Aktivis Myanmar Batalkan Perayaan Tahun Baru

Aktivis Myanmar Batalkan Perayaan Tahun Baru
Pengunjuk rasa anti-kudeta berbaris membawa pot dengan bunga saat mereka menandai festival Thingyan pada 13 April 2021 di Yangon, Myanmar. (AP)

Analisadaily.com, Yangon - Para penentang pemerintahan militer di Myanmar membatalkan perayaan tahun baru tradisional pada hari Selasa (13/4), dan sebaliknya menunjukkan kemarahan mereka pada kudeta 1 Februari melalui aksi pembangkangan diam-diam dan protes kecil di seluruh negeri.

Liburan Tahun Baru lima hari, yang dikenal sebagai Thingyan, biasanya dirayakan dengan doa, ritual pembersihan patung Buddha di kuil, dan penyiraman air di jalanan.

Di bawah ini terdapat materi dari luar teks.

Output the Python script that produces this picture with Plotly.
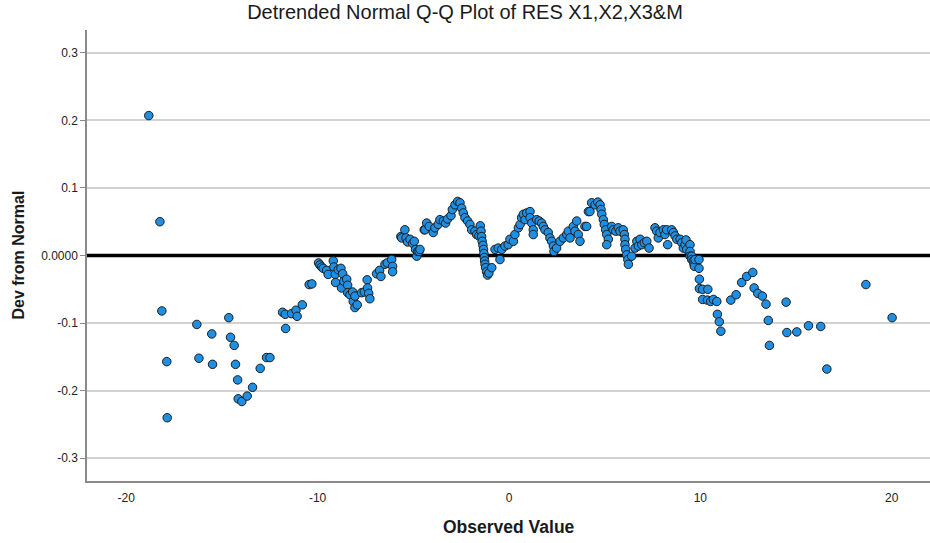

"Kami tidak merayakan Myanmar Thingyan tahun ini karena lebih dari 700 jiwa pemberani kami yang tidak bersalah telah terbunuh," kata seorang pengguna Twitter bernama Shwe Ei dilansir dari Reuters.

Para wanita yang mengenakan pakaian bagus untuk hari raya terpenting tahun ini melakukan protes pada hari Selasa sambil memegang pot tradisional berisi tujuh bunga dan tangkai yang dipajang saat ini.

Banyak orang melukis penghormatan tiga jari di pot Thingyan mereka. Protes kecil diadakan di banyak kota, menurut gambar yang di-posting media. Di beberapa tempat, orang-orang memasang lusinan pot Thingyan yang dibubuhi pesan seperti "Selamatkan Myanmar" sebagai pertunjukan diam-diam menentang militer.

Tidak ada laporan kekerasan segera tetapi informasi menjadi langka karena pembatasan junta pada internet broadband dan layanan data seluler.

Seorang juru bicara junta tidak dapat dihubungi untuk dimintai komentar.

Aktivis telah menyerukan protes serupa sepanjang liburan, yang berlangsung hingga Sabtu, untuk menjaga momentum kampanye mereka

Ini adalah tahun kedua berturut-turut perayaan tahun baru dibatalkan. Tahun lalu, itu karena virus Corona.

“Kami tidak bisa menikmati tahun ini. Kami akan merayakannya begitu kami mendapatkan demokrasi,” kata pengguna Twitter lainnya, Su Su Soe.

Kudeta Februari telah menjerumuskan Myanmar ke dalam krisis setelah 10 tahun langkah tentatif menuju demokrasi. Para penentang pemerintahan militer telah melakukan protes setiap hari dan para pekerja di banyak sektor melakukan pemogokan, membuat ekonomi terhenti.

Pasukan keamanan telah menanggapi dengan paksa, menewaskan 710 pengunjuk rasa sejak kudeta, menurut penghitungan oleh kelompok aktivis Asosiasi Bantuan untuk Tahanan Politik (AAPP).

Terlepas dari kekerasan, orang-orang kembali ke jalan hari demi hari, menuntut diakhirinya kekuasaan militer dan pembebasan pemimpin pemerintah yang digulingkan, peraih Nobel Aung San Suu Kyi.

Militer mengatakan mereka harus menggulingkan pemerintahannya karena pemilihan November yang kembali dimenangkan oleh Liga Nasional untuk Demokrasi Suu Kyi dicurangi. Komisi pemilihan menepis tuduhan tersebut.

Suu Kyi, yang memimpin perjuangan Myanmar melawan kekuasaan militer selama beberapa dekade dan yang memenangkan Hadiah Nobel Perdamaian pada tahun 1991, telah ditahan sejak kudeta tersebut dan didakwa dengan berbagai pelanggaran. Ini termasuk melanggar tindakan rahasia resmi era kolonial yang bisa membuatnya dipenjara selama 14 tahun.